Sharing parental responsibilities across two households is always a challenge, especially right after you first separate. However, you and your ex can set yourself up for increased chances of success while co-parenting through the negotiation of a thorough and mutually-agreeable parenting plan.
Your parenting plan can delegate decision-making authority and outline how you divide parenting time. It can also help you prevent conflicts by addressing certain family matters ahead of time. Technology is a major source of conflict in modern households.
From fights with teens about when they can sign up for social media to disagreements about the best way to communicate with your children, there are certain technological considerations that you may want to address ahead of time in your parenting plan.
How much screen time is allowed?
Consistency is key to having children respect and internalize rules. Inconsistently-enforced rules are rules that children will try to ignore when possible.
If you want to prevent your children from becoming completely dependent on mobile technology for socialization and entertainment, then you need to present a united front when it comes to limiting how much time they spend on various screen-based devices throughout the day.
Are you okay with social media?
When your children are older, they can potentially sign up for social media accounts.

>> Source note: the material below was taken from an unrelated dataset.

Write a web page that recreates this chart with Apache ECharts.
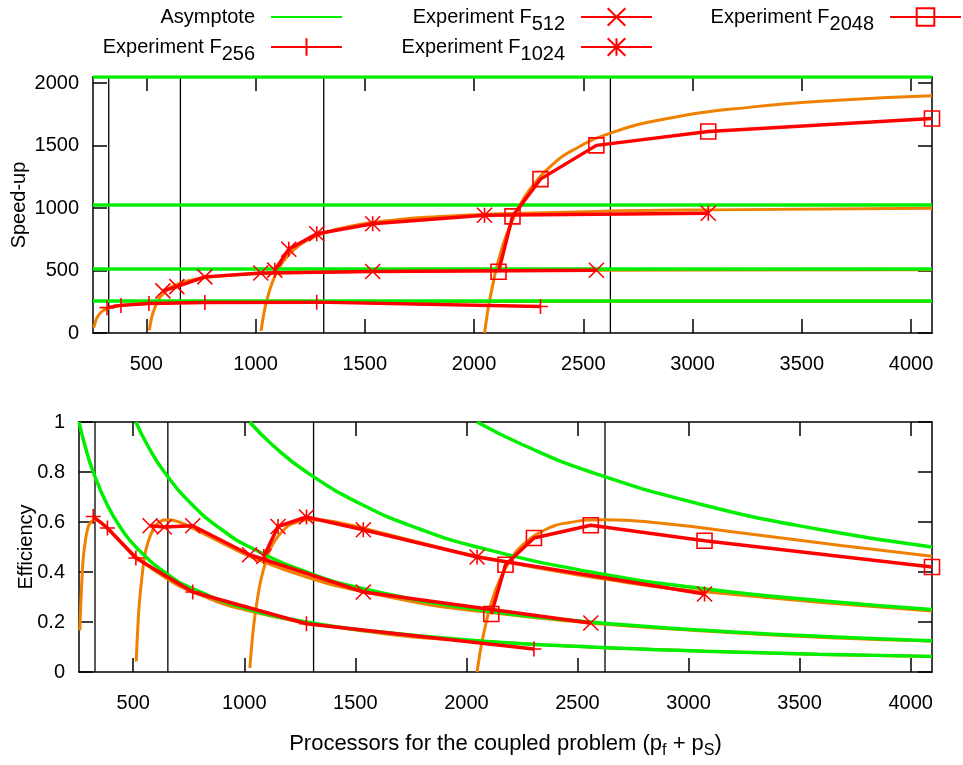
<!DOCTYPE html>
<html>
<head>
<meta charset="utf-8">
<title>Speed-up and efficiency of the coupled problem</title>
<script src="https://cdn.jsdelivr.net/npm/echarts@6.0.0/dist/echarts.min.js"></script>
<style>
  html, body { margin: 0; padding: 0; background: #ffffff; }
  #main { width: 963px; height: 765px; }
</style>
</head>
<body>
<div id="main"></div>
<script>
// ---- data ----
// x axis: processors for the coupled problem (pf + ps)
var xTicks = [500, 1000, 1500, 2000, 2500, 3000, 3500, 4000];
var speedTicks = [0, 500, 1000, 1500, 2000];
// vertical reference lines
var peakProcs = [328, 656, 1312, 2624];
// asymptotes (speed-up levels)
var asymptoteLevels = [256, 512, 1024, 2048];

// experiments
var procs256 = [320, 384, 512, 768, 1280, 2304];
var procs512 = [576, 640, 768, 1024, 1536, 2560];
var procs1024 = [1088, 1152, 1280, 1536, 2048, 3072];
var procs2048 = [2112, 2176, 2304, 2560, 3072, 4096];

var speedup256 = [203, 221, 236, 244, 247, 212];
var speedup512 = [337, 371, 449, 480, 492, 502];
var speedup1024 = [503, 670, 794, 874, 942, 958];
var speedup2048 = [490, 933, 1231, 1501, 1612, 1716];

var eff256 = [0.622, 0.576, 0.456, 0.320, 0.193, 0.092];
var eff512 = [0.585, 0.580, 0.585, 0.469, 0.320, 0.196];
var eff1024 = [0.462, 0.582, 0.620, 0.569, 0.460, 0.312];
var eff2048 = [0.232, 0.429, 0.536, 0.587, 0.525, 0.420];

// model curves (orange)
var modelProcs256 = [260, 261, 264, 269, 275, 282, 294, 307, 328, 358, 410, 461, 512, 640, 768, 1024, 1536, 2048, 3072, 4096];
var modelSpeed256 = [43, 52, 70, 99, 125, 143, 168, 183, 200, 214, 226, 233, 237, 243, 246, 249, 252, 253, 254, 255];
var modelEff256 = [0.166, 0.198, 0.267, 0.369, 0.453, 0.508, 0.569, 0.597, 0.609, 0.596, 0.552, 0.506, 0.463, 0.380, 0.321, 0.244, 0.164, 0.124, 0.083, 0.062];

var modelProcs512 = [514, 517, 522, 527, 538, 550, 563, 589, 614, 655, 717, 819, 922, 1024, 1280, 1536, 2048, 3072, 4096];
var modelSpeed512 = [22, 57, 103, 141, 198, 249, 286, 335, 367, 399, 428, 452, 466, 475, 486, 493, 499, 504, 506];
var modelEff512 = [0.042, 0.111, 0.198, 0.267, 0.369, 0.453, 0.508, 0.569, 0.597, 0.609, 0.596, 0.552, 0.506, 0.463, 0.380, 0.321, 0.244, 0.164, 0.124];

var modelProcs1024 = [1025, 1029, 1034, 1044, 1055, 1075, 1101, 1126, 1178, 1229, 1311, 1434, 1638, 1843, 2048, 2560, 3072, 4096];
var modelSpeed1024 = [17, 61, 115, 207, 282, 397, 498, 572, 670, 734, 798, 855, 905, 932, 949, 973, 985, 998];
var modelEff1024 = [0.016, 0.059, 0.111, 0.198, 0.267, 0.369, 0.453, 0.508, 0.569, 0.597, 0.609, 0.596, 0.552, 0.506, 0.463, 0.380, 0.321, 0.244];

var modelProcs2048 = [2048, 2058, 2068, 2089, 2109, 2150, 2202, 2253, 2355, 2458, 2621, 2867, 3277, 3686, 4096];
var modelSpeed2048 = [0, 122, 230, 413, 563, 793, 997, 1143, 1341, 1468, 1597, 1710, 1809, 1864, 1898];
var modelEff2048 = [0, 0.059, 0.111, 0.198, 0.267, 0.369, 0.453, 0.508, 0.569, 0.597, 0.609, 0.596, 0.552, 0.506, 0.463];

// efficiency asymptotes (green)
var asymProcs256 = [256, 282, 320, 384, 448, 512, 640, 768, 1024, 1280, 1536, 2048, 2560, 3072, 3584, 4096];
var asymEff256 = [1, 0.908, 0.8, 0.667, 0.571, 0.5, 0.4, 0.333, 0.25, 0.2, 0.167, 0.125, 0.1, 0.0833, 0.0714, 0.0625];
var asymProcs512 = [512, 563, 640, 768, 896, 1024, 1280, 1536, 2048, 2560, 3072, 3584, 4096];
var asymEff512 = [1, 0.909, 0.8, 0.667, 0.571, 0.5, 0.4, 0.333, 0.25, 0.2, 0.167, 0.143, 0.125];
var asymProcs1024 = [1024, 1126, 1280, 1536, 1792, 2048, 2560, 3072, 3584, 4096];
var asymEff1024 = [1, 0.909, 0.8, 0.667, 0.571, 0.5, 0.4, 0.333, 0.286, 0.25];
var asymProcs2048 = [2048, 2253, 2560, 3072, 3584, 4096];
var asymEff2048 = [1, 0.909, 0.8, 0.667, 0.571, 0.5];

// ---- styles ----
var FONT = "'Liberation Sans', Arial, Helvetica, sans-serif";
var GREEN = '#00ee00';
var RED = '#ff0000';
var ORANGE = '#f08000';
var X_MIN = 256, X_MAX = 4096;

var plusIcon = 'path://M5,0 L5,10 M0,5 L10,5';
var crossIcon = 'path://M0,0 L10,10 M10,0 L0,10';
var starIcon = 'path://M0,0 L10,10 M10,0 L0,10 M5,0 L5,10';
var squareIcon = 'path://M0,0 L10,0 L10,10 L0,10 Z';

function pairs(xs, ys) {
  return xs.map(function (x, i) { return [x, ys[i]]; });
}

var experiments = [
  {name: 'Experiment F256', procs: procs256, speed: speedup256, eff: eff256, symbol: plusIcon},
  {name: 'Experiment F512', procs: procs512, speed: speedup512, eff: eff512, symbol: crossIcon},
  {name: 'Experiment F1024', procs: procs1024, speed: speedup1024, eff: eff1024, symbol: starIcon},
  {name: 'Experiment F2048', procs: procs2048, speed: speedup2048, eff: eff2048, symbol: squareIcon}
];
var models = [
  {procs: modelProcs256, speed: modelSpeed256, eff: modelEff256},
  {procs: modelProcs512, speed: modelSpeed512, eff: modelEff512},
  {procs: modelProcs1024, speed: modelSpeed1024, eff: modelEff1024},
  {procs: modelProcs2048, speed: modelSpeed2048, eff: modelEff2048}
];
var effAsymptotes = [
  pairs(asymProcs256, asymEff256),
  pairs(asymProcs512, asymEff512),
  pairs(asymProcs1024, asymEff1024),
  pairs(asymProcs2048, asymEff2048)
];

var series = [];

// two panels: 0 = speed-up, 1 = efficiency
[0, 1].forEach(function (panel) {
  var xi = panel * 2, yi = panel * 2;
  var yMax = panel === 0 ? 2048 : 1;

  // black vertical lines
  peakProcs.forEach(function (p) {
    series.push({
      type: 'line', xAxisIndex: xi, yAxisIndex: yi, z: 1, silent: true,
      data: [[p, 0], [p, yMax]], symbol: 'none',
      lineStyle: {color: '#000', width: 1.3}
    });
  });

  // model curves
  models.forEach(function (m) {
    series.push({
      type: 'line', xAxisIndex: xi, yAxisIndex: yi, z: 2, silent: true,
      data: pairs(m.procs, panel === 0 ? m.speed : m.eff),
      symbol: 'none', smooth: 0.5,
      lineStyle: {color: ORANGE, width: 3}
    });
  });

  // asymptotes
  asymptoteLevels.forEach(function (lv, k) {
    series.push({
      name: 'Asymptote', type: 'line', xAxisIndex: xi, yAxisIndex: yi, z: 3,
      data: panel === 0 ? [[X_MIN, lv], [X_MAX, lv]] : effAsymptotes[k],
      symbol: 'none', smooth: panel === 0 ? false : 0.5,
      itemStyle: {color: GREEN},
      lineStyle: {color: GREEN, width: 3.5}
    });
  });

  // experiments
  experiments.forEach(function (e) {
    series.push({
      name: e.name, type: 'line', xAxisIndex: xi, yAxisIndex: yi, z: 4,
      data: pairs(e.procs, panel === 0 ? e.speed : e.eff),
      symbol: e.symbol, symbolSize: 15, showAllSymbol: true,
      itemStyle: {color: 'rgba(0,0,0,0)', borderColor: RED, borderWidth: 1.6},
      lineStyle: {color: RED, width: 3.5}
    });
  });
});

function plainNumber(v) {
  return String(v);
}

function xAxisFor(grid, pos, labels, name) {
  return {
    gridIndex: grid, type: 'value', position: pos, min: X_MIN, max: X_MAX,
    name: name || '', nameLocation: 'middle', nameGap: 60, nameMoveOverlap: false,
    nameTextStyle: {
      color: '#000', fontSize: 22, fontFamily: FONT,
      rich: {
        m: {color: '#000', fontSize: 22, fontFamily: FONT, lineHeight: 24, verticalAlign: 'middle'},
        s: {color: '#000', fontSize: 16, fontFamily: FONT, lineHeight: 17, padding: [13, 0, 0, 0], verticalAlign: 'middle'}
      }
    },
    axisLine: {show: true, onZero: false, lineStyle: {color: '#000', width: 1.5}},
    axisTick: {show: true, inside: true, length: 14, customValues: xTicks, lineStyle: {color: '#000', width: 1.5}},
    axisLabel: {show: labels, customValues: xTicks, margin: 21, formatter: plainNumber,
      color: '#000', fontSize: 20, fontFamily: FONT},
    splitLine: {show: false}
  };
}

function yAxisFor(grid, pos, labels, max, ticks, name, gap) {
  var ax = {
    gridIndex: grid, type: 'value', position: pos, min: 0, max: max,
    name: name || '', nameLocation: 'middle', nameGap: gap || 0, nameRotate: 90, nameMoveOverlap: false,
    nameTextStyle: {color: '#000', fontSize: 20, fontFamily: FONT},
    axisLine: {show: true, onZero: false, lineStyle: {color: '#000', width: 1.5}},
    axisTick: {show: true, inside: true, length: 14, lineStyle: {color: '#000', width: 1.5}},
    axisLabel: {show: labels, margin: 14, formatter: plainNumber, color: '#000', fontSize: 20, fontFamily: FONT},
    splitLine: {show: false}
  };
  if (ticks) {
    ax.axisTick.customValues = ticks;
    ax.axisLabel.customValues = ticks;
  } else {
    ax.interval = 0.2;
  }
  return ax;
}

function legendFormatter(name) {
  var m = name.match(/^(Experiment F)(\d+)$/);
  return m ? '{main|' + m[1] + '}{sub|' + m[2] + '}' : '{main|' + name + '}';
}

function legendAt(name, right, top, hideSymbol) {
  var item = {name: name};
  if (hideSymbol) {
    item.itemStyle = {opacity: 0};
  }
  return {
    data: [item], right: right, top: top, align: 'right', orient: 'horizontal',
    padding: 0, itemWidth: 71, itemHeight: 22, itemGap: 0, selectedMode: false,
    formatter: legendFormatter,
    textStyle: {
      color: '#000', fontSize: 20, fontFamily: FONT, padding: [0, 11, 0, 0],
      rich: {
        main: {color: '#000', fontSize: 20, fontFamily: FONT, lineHeight: 22, verticalAlign: 'middle'},
        sub: {color: '#000', fontSize: 20, fontFamily: FONT, lineHeight: 22, padding: [14, 0, 0, 0], verticalAlign: 'middle'}
      }
    }
  };
}

var chart = echarts.init(document.getElementById('main'), null, {renderer: 'canvas'});

var option = {
  animation: false,
  backgroundColor: '#ffffff',
  legend: [
    legendAt('Asymptote', 620, 7, true),
    legendAt('Experiment F256', 620, 30),
    legendAt('Experiment F512', 310, 0),
    legendAt('Experiment F1024', 310, 30),
    legendAt('Experiment F2048', 1, 0)
  ],
  grid: [
    {left: 93, right: 31, top: 77, height: 256, outerBoundsMode: 'none', containLabel: false},
    {left: 79, right: 31, top: 422, height: 250, outerBoundsMode: 'none', containLabel: false}
  ],
  xAxis: [
    xAxisFor(0, 'bottom', true),
    xAxisFor(0, 'top', false),
    xAxisFor(1, 'bottom', true, '{m|Processors for the coupled problem (p}{s|f}{m| + p}{s|S}{m|)}'),
    xAxisFor(1, 'top', false)
  ],
  yAxis: [
    yAxisFor(0, 'left', true, 2048, speedTicks, 'Speed-up', 64),
    yAxisFor(0, 'right', false, 2048, speedTicks),
    yAxisFor(1, 'left', true, 1, null, 'Efficiency', 43),
    yAxisFor(1, 'right', false, 1, null)
  ],
  series: series
};

chart.setOption(option);
</script>
</body>
</html>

Such accounts allow them to quickly connect with their friends, but they can also facilitate bad behavior, ranging from inappropriate partying to bullying.
Additionally, social media use frequently has a negative impact on teens’ self-esteem and mental health. If the two of you agree about how your family should tackle the social media issue, you can avoid conflicts where the children try to play you against one another in hopes of achieving their preferred outcome.
What devices will you use to communicate?
Does your ex want your 10-year-old to have a cellphone so that they can call anytime without you playing the intermediary? Will you expect your children to add you on social media if they start their own accounts?
Talking ahead of time about what forms of technology you will use to communicate with the children and how you will pay for those devices and services can prevent a fight in the future and ensure constant communication between the children and both of their parents.
Addressing common issues, like technology concerns, in your parenting plan will set you up for co-parenting success.